The political campaign has now been buried with the declaration of results. Time for work began ticking. I must admit the inauguration of the NAM radiated soothing hope of building solid democratic process in new Gambia. The time to work and put country before scoring political goals for one party or the other just got started yesterday. However, it is pertinent to appreciate we cannot build democracy on the foundation of legal blunders. If any NAM observes and points out a legal error, it is the responsibility of all to ensure it is rectified before brushing it under the carpet or viewing the person as a stumbling block. Loving a government means holding it accountable genuinely but not excusing it’s excesses. Hon Sallah’s reminding his colleagues and the Chief Justice that it would have been appropriate to gazette the opening of parliament before swearing in members is a procedural convention. He eventually rescinded and took the oath after exchanging notes with Hon Sedia Jatta, a veteran in the house. Halifa’s take generated a lot of healthy debate enticing others to run back to the constitution for answers. Others, as usual, got personal and immature.

Lamentably, most of us are only mixing and matching our perceived opinions with laws and conventions of our land to excuse legal omission by our leaders. It is now time to build solid governance institutions and a democracy devoid of avoidable legal errors. Secondly, our concluded concepts of certain people have limited our objectivity to genuinely appreciate their impartial opinions of the way forward. Yes Halifa is human and not omniscient but most often in place regarding constitutional procedures. Love him or hate him he knows it inside out.
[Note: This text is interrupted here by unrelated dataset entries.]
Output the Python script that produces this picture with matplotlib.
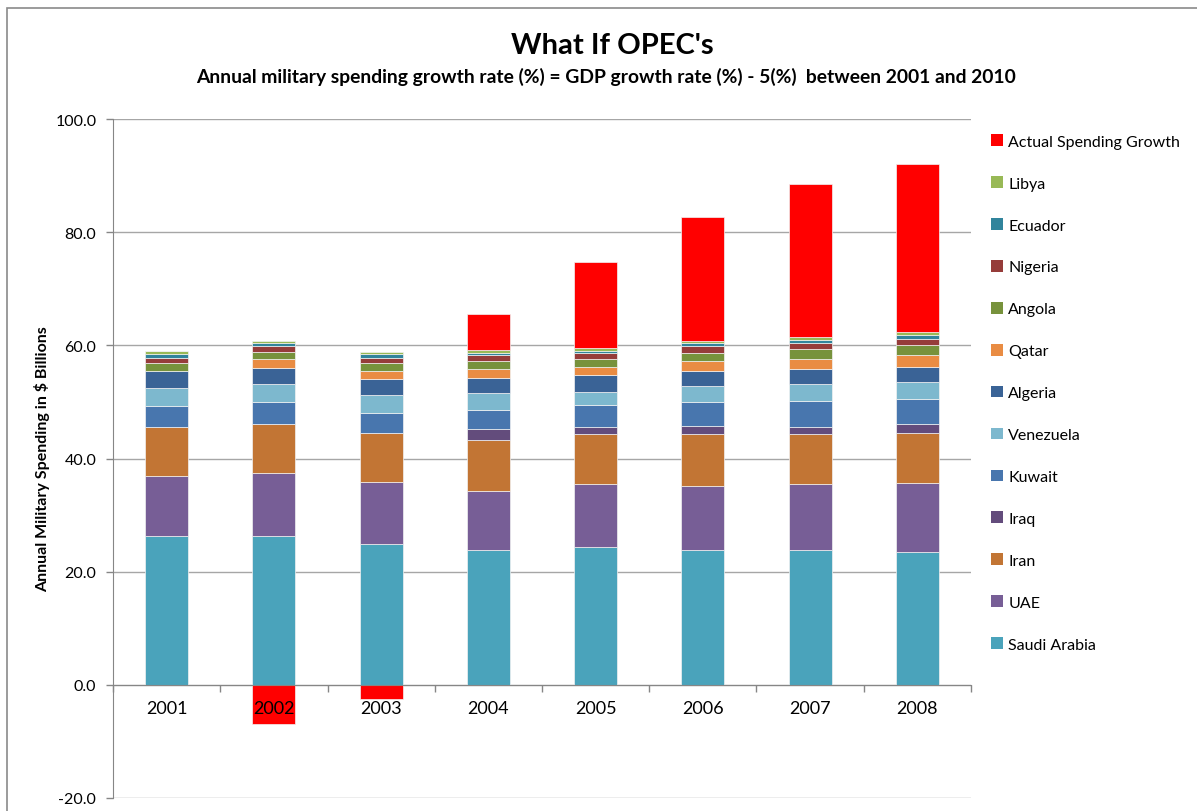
import numpy as np
import matplotlib
matplotlib.use("Agg")
import matplotlib.pyplot as plt
from matplotlib.patches import Rectangle, Patch

plt.rcParams['font.family'] = ['Lato', 'DejaVu Sans']

years = ['2001', '2002', '2003', '2004', '2005', '2006', '2007', '2008']

saudi_arabia = [26.3, 26.3, 24.9, 23.8, 24.4, 23.8, 23.8, 23.45]
uae = [10.6, 11.2, 11.0, 10.5, 11.1, 11.4, 11.7, 12.15]
iran = [8.6, 8.6, 8.6, 8.9, 8.8, 9.1, 8.8, 8.9]
iraq = [0.0, 0.0, 0.0, 2.0, 1.2, 1.4, 1.3, 1.6]
kuwait = [3.7, 3.85, 3.6, 3.4, 3.9, 4.2, 4.5, 4.4]
venezuela = [3.3, 3.25, 3.2, 2.9, 2.4, 2.9, 3.0, 3.0]
algeria = [3.0, 2.85, 2.7, 2.7, 2.9, 2.7, 2.8, 2.7]
qatar = [0.0, 1.45, 1.5, 1.7, 1.5, 1.7, 1.75, 2.05]
angola = [1.3, 1.3, 1.3, 1.3, 1.3, 1.4, 1.75, 1.85]
nigeria = [1.0, 1.1, 1.0, 1.05, 1.1, 1.3, 1.1, 1.1]
ecuador = [0.6, 0.6, 0.6, 0.45, 0.45, 0.6, 0.5, 0.7]
libya = [0.55, 0.3, 0.4, 0.5, 0.45, 0.3, 0.4, 0.4]
actual_growth = [0.0, -6.9, -2.5, 6.3, 15.3, 21.95, 27.1, 29.7]

series_names = ['Saudi Arabia', 'UAE', 'Iran', 'Iraq', 'Kuwait', 'Venezuela', 'Algeria',
                'Qatar', 'Angola', 'Nigeria', 'Ecuador', 'Libya', 'Actual Spending Growth']
series_values = [saudi_arabia, uae, iran, iraq, kuwait, venezuela, algeria,
                 qatar, angola, nigeria, ecuador, libya, actual_growth]
colors = ['#4AA3BB', '#775E96', '#C27534', '#634C7C', '#4876AE', '#7DB8CE', '#3A6396',
          '#E98C43', '#77923C', '#963C3A', '#31849C', '#98B956', '#FF0000']

fig = plt.figure(figsize=(11.97, 8.12), dpi=100)
ax = fig.add_axes([113/1197, 1 - 799/812, (971-113)/1197, (799-120)/812])

x = np.arange(len(years))
cum = np.zeros(len(years))
for name, vals, col in zip(series_names, series_values, colors):
    v = np.array(vals, dtype=float)
    bottom = np.where(v >= 0, cum, 0.0)
    ax.bar(x, v, width=0.4, bottom=bottom, color=col, edgecolor='#F2F2F2',
           linewidth=0.5, label=name, zorder=2)
    cum = cum + np.where(v >= 0, v, 0.0)

ax.set_xlim(-0.5, len(years) - 0.5)
ax.set_ylim(-20, 100)
ax.set_yticks(np.arange(-20, 101, 20))
ax.set_yticklabels([f'{t:.1f}' for t in np.arange(-20, 101, 20)])
ax.yaxis.grid(True, color='#A6A6A6', linewidth=1.0)
ax.yaxis.set_zorder(0.5)
ax.xaxis.set_zorder(5)

ax.set_xticks(np.arange(-0.5, len(years), 1.0))
ax.set_xticklabels([''] * (len(years) + 1))
ax.set_xticks(x, minor=True)
ax.set_xticklabels(years, minor=True)
ax.tick_params(axis='x', which='major', direction='out', length=5, color='#868686', width=1)
ax.tick_params(axis='x', which='minor', length=0, pad=11, labelsize=13)
ax.tick_params(axis='y', direction='out', length=5, color='#868686', width=1, pad=7,
               labelsize=11.5)

for s in ['top', 'right']:
    ax.spines[s].set_visible(False)
ax.spines['bottom'].set_position(('data', 0))
ax.spines['bottom'].set_color('#868686')
ax.spines['left'].set_color('#868686')

ax.set_ylabel('Annual Military Spending in $ Billions', fontsize=11.5, fontweight='bold')
ax.yaxis.set_label_coords(-0.073, 0.5)

handles, labels = ax.get_legend_handles_labels()
handles = [Patch(facecolor=h.patches[0].get_facecolor(), edgecolor='none') for h in handles]
leg = fig.legend(handles[::-1], labels[::-1], loc='upper left',
                 bbox_to_anchor=(985/1197, 1 - 129/812), frameon=False,
                 fontsize=11.5, handlelength=0.75, handleheight=0.75,
                 handletextpad=0.3, labelspacing=1.72, borderaxespad=0)

fig.text(612/1197, 1 - 46/812, "What If OPEC's", ha='center', va='center',
         fontsize=21, fontweight='bold')
fig.text(606/1197, 1 - 77/812,
         "Annual military spending growth rate (%) = GDP growth rate (%) - 5(%)  between 2001 and 2010",
         ha='center', va='center', fontsize=13.9, fontweight='bold')

fig.patches.append(Rectangle((7/1197, -0.05), 1.1, 1 - 9/812 + 0.05, transform=fig.transFigure,
                             fill=False, edgecolor='#8A8A8A', linewidth=1.2))

fig.savefig('out.png', dpi=100)
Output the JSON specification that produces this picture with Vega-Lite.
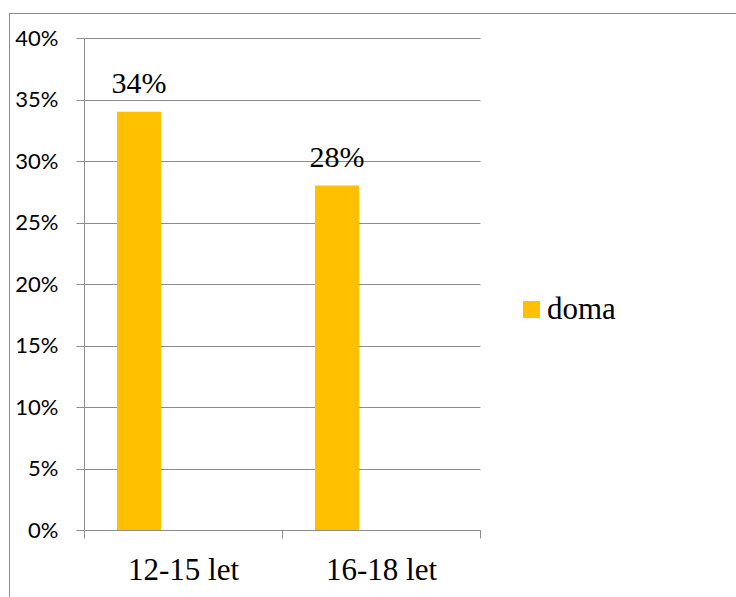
{
  "$schema": "https://vega.github.io/schema/vega-lite/v6.json",
  "autosize": {"type": "none"},
  "padding": {"left": 9, "top": 13, "right": 0, "bottom": 0},
  "width": 727,
  "height": 584,
  "background": "white",
  "config": {
    "view": {"stroke": "#8c8c8c", "strokeWidth": 1},
    "text": {"font": "Liberation Serif"},
    "axis": {
      "domainColor": "#8c8c8c",
      "tickColor": "#8c8c8c",
      "gridColor": "#8c8c8c",
      "domainWidth": 1,
      "tickWidth": 1,
      "gridWidth": 1,
      "labelColor": "#000000",
      "title": null
    }
  },
  "data": {
    "values": [
      {"cat": "12-15 let", "serie": "doma", "value": 0.34},
      {"cat": "16-18 let", "serie": "doma", "value": 0.28}
    ]
  },
  "encoding": {
    "x": {
      "field": "cat",
      "type": "nominal",
      "sort": null,
      "scale": {"range": [75, 471], "paddingInner": 0, "paddingOuter": 0},
      "axis": {
        "orient": "bottom",
        "offset": -67,
        "labelAngle": 0,
        "tickBand": "extent",
        "tickSize": 8,
        "labelFont": "Liberation Serif",
        "labelFontSize": 31,
        "labelBaseline": "alphabetic",
        "labelPadding": 41,
        "grid": false
      }
    },
    "xOffset": {
      "field": "serie",
      "type": "nominal",
      "scale": {"domain": ["doma", "s2", "s3"], "paddingInner": 0, "paddingOuter": 0.75}
    },
    "y": {
      "field": "value",
      "type": "quantitative",
      "scale": {"domain": [0, 0.4], "nice": false, "range": [517, 25]},
      "axis": {
        "orient": "left",
        "offset": -75,
        "values": [0, 0.05, 0.1, 0.15, 0.2, 0.25, 0.3, 0.35, 0.4],
        "format": ".0%",
        "tickSize": 8,
        "labelFont": "Lato",
        "labelFontSize": 22,
        "labelPadding": 18,
        "grid": true
      }
    }
  },
  "layer": [
    {
      "mark": {"type": "bar", "color": "#FFC000"},
      "encoding": {
        "color": {
          "field": "serie",
          "type": "nominal",
          "scale": {"domain": ["doma"], "range": ["#FFC000"]},
          "legend": {
            "orient": "none",
            "legendX": 507,
            "legendY": 281,
            "title": null,
            "symbolType": "square",
            "symbolSize": 289,
            "symbolStrokeWidth": 0,
            "symbolOpacity": 1,
            "labelFont": "Liberation Serif",
            "labelFontSize": 31,
            "labelColor": "#000000",
            "labelOffset": 0,
            "padding": 0
          }
        }
      }
    },
    {
      "mark": {
        "type": "text",
        "font": "Liberation Serif",
        "fontSize": 30,
        "baseline": "alphabetic",
        "align": "center",
        "dy": -19,
        "color": "#000000"
      },
      "encoding": {
        "text": {"field": "value", "type": "quantitative", "format": ".0%"}
      }
    }
  ]
}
Bamba Sering Mass also affirmed, “Come on we are not all perfect and even enemies or critics of Hon Sallah cannot doubt his knowledge of the Constitution but he that comes to ‘Equity must come with clean hand'”. Most importantly, we must stop viewing our NAMs in rose-tinted party lenses. They are expected to represent the nation and enact laws that are in the interest of all. Until we recognise that democracy is not sustainable on bad laws and legal blunders we will continue to recycle the 1997 constitution in new forms. Hon Sallah, in some quarters is accused of cheap popularity and scoring a faul political goal for not raising his objection before members sat to take their oath. Here, it gets tricky. Would he not have also been charged with jumping the guns? Notwithstanding, I concurred with those who opined he should have raised the alarm earlier than he did. His last minute actions equate throwing a spanner in the wheel. Similarly, some did ponder who was right, Halifa or the Chief Justice? Both were right according to the constitution but their difference lies in one’s conviction and interpretation of it.

It is interesting to note section 34 of the Constitution stipulates the Proclamation to be gazetted which is Halifa’s stance. However, in Section 97(1) of the Constitution provides: “The first session of the National Assembly after a general election shall be held in such place in The Gambia as the President may, by Proclamation, appoint.” In this instance, the president is only required to summon parliament. It does not necessitate gazetting for parliament in its first session. Therefore, the Chief Justice is equally right on this section. Madi Jobarteh, however, disagreed with the Chief Justice. “Hence I do not agree with the CJ that a verbal public announcement could suffice for a gazette”. He went on to raise fundamental queries, “The question therefore is how does a president do a proclamation? Could he go to the national television or sit in his office or at the market to make a statement, or should he, in addition gazette that verbal announcement as well?” Here lies the issue of personal convection, interpretation and understanding of laws. Ideally, a gazette would do the magic and avoided this debate. In its absence logic and reasoning become the barometer for informed deduction. Obviously, any proclamation or notice for public consumption from the president office must reach its target to bear usefulness and the only places are a gazette and GRTS. The most important thing here is the lessons learned. We must, if we are serious about contributing meaningfully to the democratisation process, be prepared to know our constitution, Conventions, Financial Instructions and General Orders. These will help us appreciate governance and hold our leaders accountable without prejudice.

Some are challenging me for engaging President Barrow in my series and branded me an opposition. Well if holding my government accountable qualifies me as an opposition then happy days.
We are all satisfied that there isn’t a maroon in the NAM this election term. But majority of them are inexperienced and we are told to allow them learn on the job. I am uncomfortable with that premise. While parliament is in recession, they can have seminars and workshops to prepare them for their herculean task of law and policy making. Very soon they will be subdivided into committees with specialist responsibilities. On the job training alone would be asking a blind to lead the deaf in an expedition.